28 мгновений весны 1945-го - Вячеслав Алексеевич Никонов
А тем временем вырвавшиеся вперед танковые части Жукова и Конева сближались с двух сторон к западу от Берлина. «Соединения 4-й гвардейской танковой армии во взаимодействии с войсками 1-го Белорусского фронта стремительно замыкали с запада кольцо вокруг германской столицы, – писал Лелюшенко. – Выполнение этой задачи возлагалось на 6-й гвардейский механизированный корпус полковника В. И. Корецкого.
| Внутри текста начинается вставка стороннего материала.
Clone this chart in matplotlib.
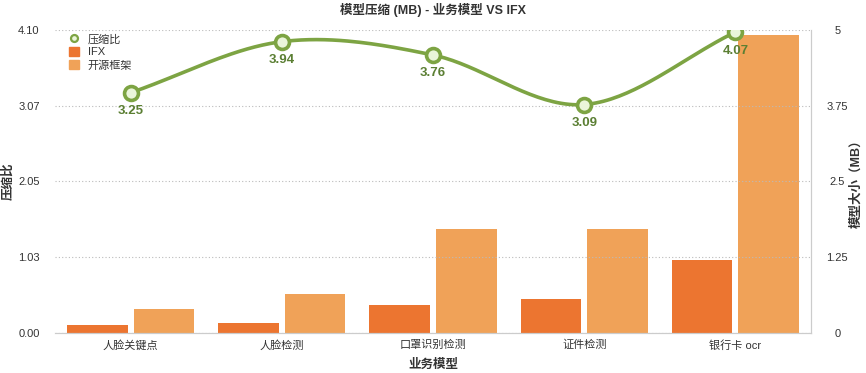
import numpy as np
import matplotlib
matplotlib.use("Agg")
import matplotlib.pyplot as plt
from matplotlib.lines import Line2D
from matplotlib.patches import Patch

plt.rcParams['font.family'] = ['Liberation Sans', 'Noto Sans CJK SC', 'DejaVu Sans']

# ---------------- data ----------------
categories = ['人脸关键点', '人脸检测', '口罩识别检测', '证件检测', '银行卡 ocr']
ratio = [3.25, 3.94, 3.76, 3.09, 4.07]
ifx_mb = [0.13, 0.165, 0.46, 0.56, 1.20]
open_mb = [0.40, 0.64, 1.72, 1.72, 4.92]
left_ticks = [0.00, 1.03, 2.05, 3.07, 4.10]
right_ticks = [0, 1.25, 2.5, 3.75, 5]
right_labels = ['0', '1.25', '2.5', '3.75', '5']

c_ifx = '#EC7530'
c_open = '#F0A258'
c_line = '#7DA443'
c_text = '#333333'


def catmull_rom(xs, ys, n=40):
    # smooth curve through the points (drawing only)
    xs = np.asarray(xs, float)
    ys = np.asarray(ys, float)
    px = np.concatenate([[2 * xs[0] - xs[1]], xs, [2 * xs[-1] - xs[-2]]])
    py = np.concatenate([[2 * ys[0] - ys[1]], ys, [2 * ys[-1] - ys[-2]]])
    ox, oy = [], []
    for i in range(1, len(px) - 2):
        t = np.linspace(0, 1, n)
        for p, o in ((px, ox), (py, oy)):
            p0, p1, p2, p3 = p[i - 1], p[i], p[i + 1], p[i + 2]
            o.extend(0.5 * ((2 * p1) + (-p0 + p2) * t
                            + (2 * p0 - 5 * p1 + 4 * p2 - p3) * t ** 2
                            + (-p0 + 3 * p1 - 3 * p2 + p3) * t ** 3))
    return np.array(ox), np.array(oy)


fig = plt.figure(figsize=(8.66, 3.73), dpi=100)
ax = fig.add_axes([0.0635, 0.107, 0.873, 0.813])
ax2 = ax.twinx()

x = np.arange(len(categories))
w = 0.40
ax2.bar(x - 0.22, ifx_mb, width=w, color=c_ifx, zorder=2)
ax2.bar(x + 0.22, open_mb, width=w, color=c_open, zorder=2)
ax2.set_ylim(0, 5)
ax2.set_yticks(right_ticks)
ax2.set_yticklabels(right_labels, ha='center')

# line on top of bars
ax.set_zorder(ax2.get_zorder() + 1)
ax.patch.set_visible(False)
sx, sy = catmull_rom(x, ratio)
ax.plot(sx, sy, color=c_line, lw=2.6, solid_capstyle='round', zorder=3)
ax.plot(x, ratio, 'o', ms=10, mfc='#EAF5DA', mec=c_line, mew=2.6, zorder=4)
for xi, yi in zip(x, ratio):
    ax.annotate(f'{yi:.2f}', (xi, yi), xytext=(0, -9), textcoords='offset points',
                ha='center', va='top', fontsize=9.5, fontweight='bold', color='#5B7F33', zorder=5)

ax.set_xlim(-0.5, len(categories) - 0.5)
ax.set_ylim(0, 4.10)
ax.set_yticks(left_ticks)
ax.set_yticklabels([f'{t:.2f}' for t in left_ticks])
ax.set_xticks(x)
ax.set_xticklabels(categories)
ax.grid(axis='y', color='#BBBBBB', ls=(0, (1, 2)), lw=0.8)
ax.set_axisbelow(True)

for a in (ax, ax2):
    a.tick_params(length=0, labelsize=8, colors=c_text)
    for s in ('top', 'left'):
        a.spines[s].set_visible(False)
    a.spines['bottom'].set_color('#CCCCCC')
    a.spines['right'].set_color('#CCCCCC')
ax.tick_params(axis='y', pad=11)
ax2.tick_params(axis='y', pad=19)
ax.tick_params(axis='x', pad=5)

fig.text(0.5, 0.022, '业务模型', ha='center', va='center', fontsize=9, fontweight='bold', color=c_text)
fig.text(0.010, 0.515, '压缩比', ha='center', va='center', rotation=90, fontsize=9,
         fontweight='bold', color=c_text)
fig.text(0.989, 0.515, '模型大小（MB）', ha='center', va='center', rotation=90, fontsize=9,
         fontweight='bold', color=c_text)
fig.text(0.5, 0.973, '模型压缩 (MB) - 业务模型 VS IFX', ha='center', va='center', fontsize=9,
         fontweight='bold', color=c_text)

handles = [
    Line2D([], [], marker='o', ls='none', ms=5, mfc='#EAF5DA', mec=c_line, mew=1.6, label='压缩比'),
    Patch(color=c_ifx, label='IFX'),
    Patch(color=c_open, label='开源框架'),
]
ax.legend(handles=handles, loc='upper left', bbox_to_anchor=(0.005, 1.02), frameon=False,
          fontsize=8, handlelength=0.9, handleheight=0.9, handletextpad=0.8, labelspacing=0.25,
          labelcolor=c_text)

fig.savefig('out.png', dpi=100)
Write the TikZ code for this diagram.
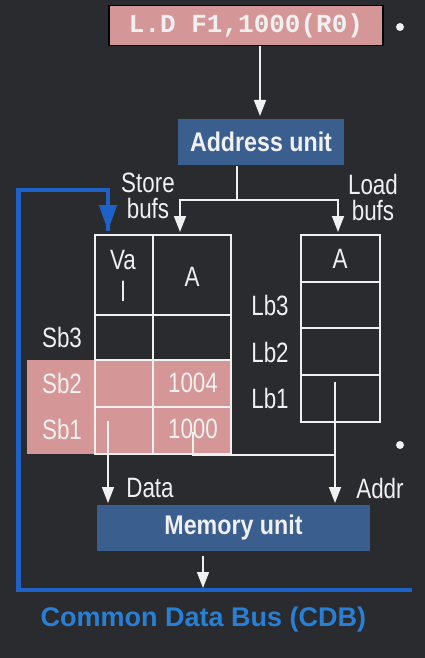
\documentclass[tikz,border=0pt]{standalone}
\usepackage{fontspec}
\setmainfont{Liberation Sans}
\newfontfamily\narrowfont[FakeStretch=0.8]{Liberation Sans}
\newfontfamily\unitfont[FakeStretch=0.86]{Liberation Sans}
\newfontfamily\insfont{Liberation Mono}
\usetikzlibrary{arrows.meta}
\definecolor{bg}{RGB}{42,43,47}
\definecolor{pinkc}{RGB}{213,150,151}
\definecolor{unitblue}{RGB}{58,94,142}
\definecolor{busblue}{RGB}{30,98,200}
\definecolor{cdbtext}{RGB}{40,128,214}
\definecolor{fg}{RGB}{240,240,240}
\begin{document}
\begin{tikzpicture}[x=1pt,y=-1pt,
  lbl/.style={text=fg,font=\narrowfont\fontsize{28}{26}\selectfont,inner sep=0pt,align=center},
  unitbox/.style={fill=unitblue,text=fg,inner sep=0pt,font=\unitfont\bfseries\fontsize{27}{28}\selectfont,minimum height=46pt},
  wire/.style={draw=fg,line width=1.6pt},
  warrow/.style={wire,-{Triangle[width=12pt,length=16pt]}},
  bus/.style={draw=busblue,line width=4.5pt,line join=miter},
  cell/.style={draw=fg,line width=1.5pt}]
\fill[bg] (0,0) rectangle (425,658);
\useasboundingbox (0,0) rectangle (425,658);

% instruction
\node[draw=black,line width=1.5pt,fill=pinkc,minimum width=274pt,minimum height=40pt,inner sep=0pt,
  text=fg,font=\insfont\bfseries\fontsize{26}{28}\selectfont] (ins) at (246,25.5) {L.D F1,1000(R0)};
\fill[fg] (400,27) circle (4pt);
\fill[fg] (400,445) circle (4pt);

% address unit
\node[unitbox,minimum width=166pt] (au) at (261,142) {Address unit};
\coordinate (insout) at (260,46);
\coordinate (auin) at (260,116);
\draw[warrow] (insout) -- (auin);

\coordinate (auout) at (237,166);
\coordinate (split) at (237,200);
\coordinate (sbin) at (180,232);
\coordinate (lbin) at (338,232);
\draw[warrow] (auout) |- (sbin |- split) -- (sbin);
\draw[warrow] (split) -| (lbin);

\node[lbl] (storelbl) at (148,196) {Store\\bufs};
\node[lbl] (loadlbl) at (373,197) {Load\\bufs};

% store buffers
\fill[pinkc] (27,360) rectangle (231,454);
\draw[cell] (95,235) rectangle (231,454);
\draw[cell] (153,235) -- (153,454);
\foreach \yy in {315,360,407} \draw[cell] (95,\yy) -- (231,\yy);
\node[lbl,font=\narrowfont\fontsize{28}{32}\selectfont] (val) at (123,276) {Va\\l};
\node[lbl] (sa) at (192,277) {A};
\node[lbl] (sb3) at (62,337) {Sb3};
\node[lbl] (sb2) at (62,383) {Sb2};
\node[lbl] (sb1) at (62,429) {Sb1};
\node[lbl] (a1004) at (193,383) {1004};
\node[lbl] (a1000) at (193,429) {1000};

% load buffers
\draw[cell] (301,235) rectangle (380,422);
\foreach \yy in {282,328,375} \draw[cell] (301,\yy) -- (380,\yy);
\node[lbl] (la) at (340,259) {A};
\node[lbl] (lb3) at (270,305) {Lb3};
\node[lbl] (lb2) at (270,352) {Lb2};
\node[lbl] (lb1) at (270,398) {Lb1};

% memory unit
\node[unitbox,minimum width=273pt] (mu) at (233.5,528) {Memory unit};

\coordinate (dstart) at (108,421);
\coordinate (dend) at (108,503);
\draw[warrow] (dstart) -- (dend);
\node[lbl] (datalbl) at (150,488) {Data};

\coordinate (astart) at (193,432);
\coordinate (lbstart) at (335,382);
\coordinate (aend) at (335,503);
\draw[wire] (astart) |- (335,455);
\draw[warrow] (lbstart) -- (aend);
\node[lbl] (addrlbl) at (380,488) {Addr};

% CDB
\coordinate (muout) at (203,556);
\coordinate (busin) at (203,588);
\draw[warrow] (muout) -- (busin);
\coordinate (busr) at (412,590);
\coordinate (busl) at (18.5,590);
\coordinate (bustl) at (18.5,190);
\coordinate (bustr) at (108,190);
\coordinate (busend) at (108,231);
\draw[bus] (busr) -- (busl) -- (bustl) -- (bustr) -- (busend);
\draw[busblue,line width=4.5pt,-{Triangle[width=17pt,length=26pt]}] (108,200) -- (busend);
\node[text=cdbtext,font=\bfseries\fontsize{27}{29}\selectfont,inner sep=0pt] (cdb) at (203.5,620) {Common Data Bus (CDB)};
\end{tikzpicture}
\end{document}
В качестве передового отряда от него шла 35-я гвардейская механизированная бригада под командованием полковника Петра Николаевича Туркина, энергичного и храброго офицера…
В ночь на 25 апреля Туркин овладел городом Кетцин в 22 км к западу от Берлина и соединился с 238-й стрелковой дивизией 77-го стрелкового корпуса генерала В. Г. Позняка и с 65-й танковой гвардейской бригадой из состава войск 1-го Белорусского фронта. Вскоре сюда подошли и главные силы корпуса Корецкого. Этим завершился новый этап в Берлинской операции. Фашистское логово с 200-тысячным гарнизоном во главе с Гитлером и его кликой было окружено».
Клещи сомкнулись. «В этот день, условно говоря, закончился первый этап Берлинского сражения – прорыв его обороны и окружение берлинской группировки двойным кольцом наших войск», – писал Конев.
Воспоминания участников боев тех дней так или иначе рисуют картины людских потоков, в которые вливались и те, кто был освобожден из немецкой неволи, и немцы, бежавшие куда глаза глядят, чаще – на запад, и военнопленные. «И по тем же танковым колеям, обходя минированные участки дорог, буквально всюду, где бы мы в тот день ни проезжали, шли нам навстречу освобожденные из неволи люди, – наблюдал Конев. – Шел целый интернационал – наши, французские, английские, американские, итальянские, норвежские военнопленные. Шли угнанные и теперь освобожденные нами девушки, женщины, подростки. Шли со своими наспех сделанными национальными флагами, тащили свой скарб, свои немудреные пожитки – вручную, на тележках, на велосипедах, на детских колясках, изредка на лошадях. Они радостно приветствовали советских солдат, встречные машины, кричали что-то каждый на своем языке… Лица изможденные, усталые; сами оборванные, полураздетые».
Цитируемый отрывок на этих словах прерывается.